[TASK INSTRUCTIONS]
Write out, precisely and in full, each line of the material.

[INFORMATION SUPPLIED]
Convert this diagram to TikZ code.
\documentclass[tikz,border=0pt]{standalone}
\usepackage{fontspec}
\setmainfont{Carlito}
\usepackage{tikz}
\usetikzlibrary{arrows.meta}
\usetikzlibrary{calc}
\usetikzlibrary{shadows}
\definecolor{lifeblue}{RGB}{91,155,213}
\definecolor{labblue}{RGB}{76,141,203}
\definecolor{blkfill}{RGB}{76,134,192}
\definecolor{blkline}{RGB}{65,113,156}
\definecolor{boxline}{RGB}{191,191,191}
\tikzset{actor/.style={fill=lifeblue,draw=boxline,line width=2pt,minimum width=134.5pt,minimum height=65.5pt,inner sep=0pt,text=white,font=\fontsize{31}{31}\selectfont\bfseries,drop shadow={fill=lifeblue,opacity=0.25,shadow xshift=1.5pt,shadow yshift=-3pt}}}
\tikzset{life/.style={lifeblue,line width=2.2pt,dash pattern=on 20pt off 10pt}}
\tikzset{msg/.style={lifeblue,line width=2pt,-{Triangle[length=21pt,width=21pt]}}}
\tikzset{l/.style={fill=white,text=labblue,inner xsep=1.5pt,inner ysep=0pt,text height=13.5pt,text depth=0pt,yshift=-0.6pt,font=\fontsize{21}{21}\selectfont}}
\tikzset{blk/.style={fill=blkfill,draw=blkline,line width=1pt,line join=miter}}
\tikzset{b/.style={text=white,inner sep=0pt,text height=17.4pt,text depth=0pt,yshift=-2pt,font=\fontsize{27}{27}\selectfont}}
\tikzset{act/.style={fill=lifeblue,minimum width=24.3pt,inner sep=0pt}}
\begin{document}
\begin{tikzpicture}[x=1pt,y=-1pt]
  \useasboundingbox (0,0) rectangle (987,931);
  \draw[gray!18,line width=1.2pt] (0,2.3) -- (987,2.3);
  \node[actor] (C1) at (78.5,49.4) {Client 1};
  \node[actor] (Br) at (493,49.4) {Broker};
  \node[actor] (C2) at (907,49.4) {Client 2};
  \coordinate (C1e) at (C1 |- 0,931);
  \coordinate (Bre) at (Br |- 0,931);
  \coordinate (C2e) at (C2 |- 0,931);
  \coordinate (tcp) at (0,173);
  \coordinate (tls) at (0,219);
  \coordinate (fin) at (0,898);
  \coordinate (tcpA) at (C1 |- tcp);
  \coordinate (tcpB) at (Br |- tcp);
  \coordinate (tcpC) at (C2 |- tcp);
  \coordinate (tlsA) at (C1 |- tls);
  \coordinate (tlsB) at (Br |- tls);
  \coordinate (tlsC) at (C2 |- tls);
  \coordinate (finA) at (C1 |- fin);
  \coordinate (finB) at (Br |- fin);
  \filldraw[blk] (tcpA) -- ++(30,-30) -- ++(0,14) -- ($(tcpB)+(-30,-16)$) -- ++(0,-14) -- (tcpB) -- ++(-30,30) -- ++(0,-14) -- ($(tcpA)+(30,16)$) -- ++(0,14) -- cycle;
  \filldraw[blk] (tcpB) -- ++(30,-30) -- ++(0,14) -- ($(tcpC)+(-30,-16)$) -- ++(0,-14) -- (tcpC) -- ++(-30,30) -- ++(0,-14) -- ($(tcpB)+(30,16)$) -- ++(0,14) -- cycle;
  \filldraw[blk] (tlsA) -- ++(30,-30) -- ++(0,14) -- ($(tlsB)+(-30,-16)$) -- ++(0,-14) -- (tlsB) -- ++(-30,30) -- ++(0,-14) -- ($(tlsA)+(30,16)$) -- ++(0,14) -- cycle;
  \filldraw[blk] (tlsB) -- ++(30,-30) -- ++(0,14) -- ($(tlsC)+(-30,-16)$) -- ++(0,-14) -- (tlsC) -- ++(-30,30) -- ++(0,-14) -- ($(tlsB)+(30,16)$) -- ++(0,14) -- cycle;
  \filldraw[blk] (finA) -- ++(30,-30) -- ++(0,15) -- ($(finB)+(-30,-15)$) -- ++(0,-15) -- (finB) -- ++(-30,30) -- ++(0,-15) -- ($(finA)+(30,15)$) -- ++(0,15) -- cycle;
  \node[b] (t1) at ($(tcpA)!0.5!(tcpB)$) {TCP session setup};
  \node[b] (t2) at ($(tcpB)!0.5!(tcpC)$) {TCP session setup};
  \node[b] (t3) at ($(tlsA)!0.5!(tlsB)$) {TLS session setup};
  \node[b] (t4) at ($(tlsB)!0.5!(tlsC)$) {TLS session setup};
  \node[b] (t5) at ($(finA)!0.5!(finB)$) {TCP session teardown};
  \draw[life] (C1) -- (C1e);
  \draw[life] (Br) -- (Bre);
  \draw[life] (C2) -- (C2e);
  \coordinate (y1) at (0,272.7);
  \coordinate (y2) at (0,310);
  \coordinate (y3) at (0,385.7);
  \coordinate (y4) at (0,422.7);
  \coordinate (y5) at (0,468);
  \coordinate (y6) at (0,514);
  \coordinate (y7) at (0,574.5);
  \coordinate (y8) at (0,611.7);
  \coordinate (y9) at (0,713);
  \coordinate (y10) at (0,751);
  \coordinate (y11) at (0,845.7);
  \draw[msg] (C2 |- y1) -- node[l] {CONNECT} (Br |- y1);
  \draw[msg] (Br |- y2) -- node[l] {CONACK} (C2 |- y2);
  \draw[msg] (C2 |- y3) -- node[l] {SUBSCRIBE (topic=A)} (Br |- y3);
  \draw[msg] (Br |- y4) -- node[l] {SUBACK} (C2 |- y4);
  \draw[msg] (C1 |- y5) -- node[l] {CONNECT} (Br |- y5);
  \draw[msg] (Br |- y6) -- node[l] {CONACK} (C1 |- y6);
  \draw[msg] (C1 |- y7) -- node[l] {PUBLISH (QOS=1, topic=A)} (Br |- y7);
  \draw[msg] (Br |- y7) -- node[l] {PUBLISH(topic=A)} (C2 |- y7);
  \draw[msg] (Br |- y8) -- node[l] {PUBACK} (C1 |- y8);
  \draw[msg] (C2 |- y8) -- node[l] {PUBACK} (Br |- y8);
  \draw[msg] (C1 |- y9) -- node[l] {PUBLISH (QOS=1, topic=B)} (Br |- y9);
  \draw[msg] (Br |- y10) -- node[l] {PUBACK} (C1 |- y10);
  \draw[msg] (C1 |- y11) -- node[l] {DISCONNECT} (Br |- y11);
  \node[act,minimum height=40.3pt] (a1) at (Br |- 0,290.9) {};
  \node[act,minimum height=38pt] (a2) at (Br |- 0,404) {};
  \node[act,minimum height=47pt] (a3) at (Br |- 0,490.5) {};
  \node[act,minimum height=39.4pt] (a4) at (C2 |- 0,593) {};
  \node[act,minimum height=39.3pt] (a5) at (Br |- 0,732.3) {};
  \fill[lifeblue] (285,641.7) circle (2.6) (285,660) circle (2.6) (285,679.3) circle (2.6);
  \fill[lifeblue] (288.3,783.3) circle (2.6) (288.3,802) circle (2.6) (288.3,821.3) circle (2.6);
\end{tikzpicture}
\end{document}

[EXPECTED ANSWER]
Convert this diagram to TikZ code.
\documentclass[tikz,border=0pt]{standalone}
\usepackage{fontspec}
\setmainfont{Carlito}
\usepackage{tikz}
\usetikzlibrary{arrows.meta}
\usetikzlibrary{calc}
\usetikzlibrary{shadows}
\definecolor{lifeblue}{RGB}{91,155,213}
\definecolor{labblue}{RGB}{76,141,203}
\definecolor{blkfill}{RGB}{76,134,192}
\definecolor{blkline}{RGB}{65,113,156}
\definecolor{boxline}{RGB}{191,191,191}
\tikzset{actor/.style={fill=lifeblue,draw=boxline,line width=2pt,minimum width=134.5pt,minimum height=65.5pt,inner sep=0pt,text=white,font=\fontsize{31}{31}\selectfont\bfseries,drop shadow={fill=lifeblue,opacity=0.25,shadow xshift=1.5pt,shadow yshift=-3pt}}}
\tikzset{life/.style={lifeblue,line width=2.2pt,dash pattern=on 20pt off 10pt}}
\tikzset{msg/.style={lifeblue,line width=2pt,-{Triangle[length=21pt,width=21pt]}}}
\tikzset{l/.style={fill=white,text=labblue,inner xsep=1.5pt,inner ysep=0pt,text height=13.5pt,text depth=0pt,yshift=-0.6pt,font=\fontsize{21}{21}\selectfont}}
\tikzset{blk/.style={fill=blkfill,draw=blkline,line width=1pt,line join=miter}}
\tikzset{b/.style={text=white,inner sep=0pt,text height=17.4pt,text depth=0pt,yshift=-2pt,font=\fontsize{27}{27}\selectfont}}
\tikzset{act/.style={fill=lifeblue,minimum width=24.3pt,inner sep=0pt}}
\begin{document}
\begin{tikzpicture}[x=1pt,y=-1pt]
  \useasboundingbox (0,0) rectangle (987,931);
  \draw[gray!18,line width=1.2pt] (0,2.3) -- (987,2.3);
  \node[actor] (C1) at (78.5,49.4) {Client 1};
  \node[actor] (Br) at (493,49.4) {Broker};
  \node[actor] (C2) at (907,49.4) {Client 2};
  \coordinate (C1e) at (C1 |- 0,931);
  \coordinate (Bre) at (Br |- 0,931);
  \coordinate (C2e) at (C2 |- 0,931);
  \coordinate (tcp) at (0,173);
  \coordinate (tls) at (0,219);
  \coordinate (fin) at (0,898);
  \coordinate (tcpA) at (C1 |- tcp);
  \coordinate (tcpB) at (Br |- tcp);
  \coordinate (tcpC) at (C2 |- tcp);
  \coordinate (tlsA) at (C1 |- tls);
  \coordinate (tlsB) at (Br |- tls);
  \coordinate (tlsC) at (C2 |- tls);
  \coordinate (finA) at (C1 |- fin);
  \coordinate (finB) at (Br |- fin);
  \filldraw[blk] (tcpA) -- ++(30,-30) -- ++(0,14) -- ($(tcpB)+(-30,-16)$) -- ++(0,-14) -- (tcpB) -- ++(-30,30) -- ++(0,-14) -- ($(tcpA)+(30,16)$) -- ++(0,14) -- cycle;
  \filldraw[blk] (tcpB) -- ++(30,-30) -- ++(0,14) -- ($(tcpC)+(-30,-16)$) -- ++(0,-14) -- (tcpC) -- ++(-30,30) -- ++(0,-14) -- ($(tcpB)+(30,16)$) -- ++(0,14) -- cycle;
  \filldraw[blk] (tlsA) -- ++(30,-30) -- ++(0,14) -- ($(tlsB)+(-30,-16)$) -- ++(0,-14) -- (tlsB) -- ++(-30,30) -- ++(0,-14) -- ($(tlsA)+(30,16)$) -- ++(0,14) -- cycle;
  \filldraw[blk] (tlsB) -- ++(30,-30) -- ++(0,14) -- ($(tlsC)+(-30,-16)$) -- ++(0,-14) -- (tlsC) -- ++(-30,30) -- ++(0,-14) -- ($(tlsB)+(30,16)$) -- ++(0,14) -- cycle;
  \filldraw[blk] (finA) -- ++(30,-30) -- ++(0,15) -- ($(finB)+(-30,-15)$) -- ++(0,-15) -- (finB) -- ++(-30,30) -- ++(0,-15) -- ($(finA)+(30,15)$) -- ++(0,15) -- cycle;
  \node[b] (t1) at ($(tcpA)!0.5!(tcpB)$) {TCP session setup};
  \node[b] (t2) at ($(tcpB)!0.5!(tcpC)$) {TCP session setup};
  \node[b] (t3) at ($(tlsA)!0.5!(tlsB)$) {TLS session setup};
  \node[b] (t4) at ($(tlsB)!0.5!(tlsC)$) {TLS session setup};
  \node[b] (t5) at ($(finA)!0.5!(finB)$) {TCP session teardown};
  \draw[life] (C1) -- (C1e);
  \draw[life] (Br) -- (Bre);
  \draw[life] (C2) -- (C2e);
  \coordinate (y1) at (0,272.7);
  \coordinate (y2) at (0,310);
  \coordinate (y3) at (0,385.7);
  \coordinate (y4) at (0,422.7);
  \coordinate (y5) at (0,468);
  \coordinate (y6) at (0,514);
  \coordinate (y7) at (0,574.5);
  \coordinate (y8) at (0,611.7);
  \coordinate (y9) at (0,713);
  \coordinate (y10) at (0,751);
  \coordinate (y11) at (0,845.7);
  \draw[msg] (C2 |- y1) -- node[l] {CONNECT} (Br |- y1);
  \draw[msg] (Br |- y2) -- node[l] {CONACK} (C2 |- y2);
  \draw[msg] (C2 |- y3) -- node[l] {SUBSCRIBE (topic=A)} (Br |- y3);
  \draw[msg] (Br |- y4) -- node[l] {SUBACK} (C2 |- y4);
  \draw[msg] (C1 |- y5) -- node[l] {CONNECT} (Br |- y5);
  \draw[msg] (Br |- y6) -- node[l] {CONACK} (C1 |- y6);
  \draw[msg] (C1 |- y7) -- node[l] {PUBLISH (QOS=1, topic=A)} (Br |- y7);
  \draw[msg] (Br |- y7) -- node[l] {PUBLISH(topic=A)} (C2 |- y7);
  \draw[msg] (Br |- y8) -- node[l] {PUBACK} (C1 |- y8);
  \draw[msg] (C2 |- y8) -- node[l] {PUBACK} (Br |- y8);
  \draw[msg] (C1 |- y9) -- node[l] {PUBLISH (QOS=1, topic=B)} (Br |- y9);
  \draw[msg] (Br |- y10) -- node[l] {PUBACK} (C1 |- y10);
  \draw[msg] (C1 |- y11) -- node[l] {DISCONNECT} (Br |- y11);
  \node[act,minimum height=40.3pt] (a1) at (Br |- 0,290.9) {};
  \node[act,minimum height=38pt] (a2) at (Br |- 0,404) {};
  \node[act,minimum height=47pt] (a3) at (Br |- 0,490.5) {};
  \node[act,minimum height=39.4pt] (a4) at (C2 |- 0,593) {};
  \node[act,minimum height=39.3pt] (a5) at (Br |- 0,732.3) {};
  \fill[lifeblue] (285,641.7) circle (2.6) (285,660) circle (2.6) (285,679.3) circle (2.6);
  \fill[lifeblue] (288.3,783.3) circle (2.6) (288.3,802) circle (2.6) (288.3,821.3) circle (2.6);
\end{tikzpicture}
\end{document}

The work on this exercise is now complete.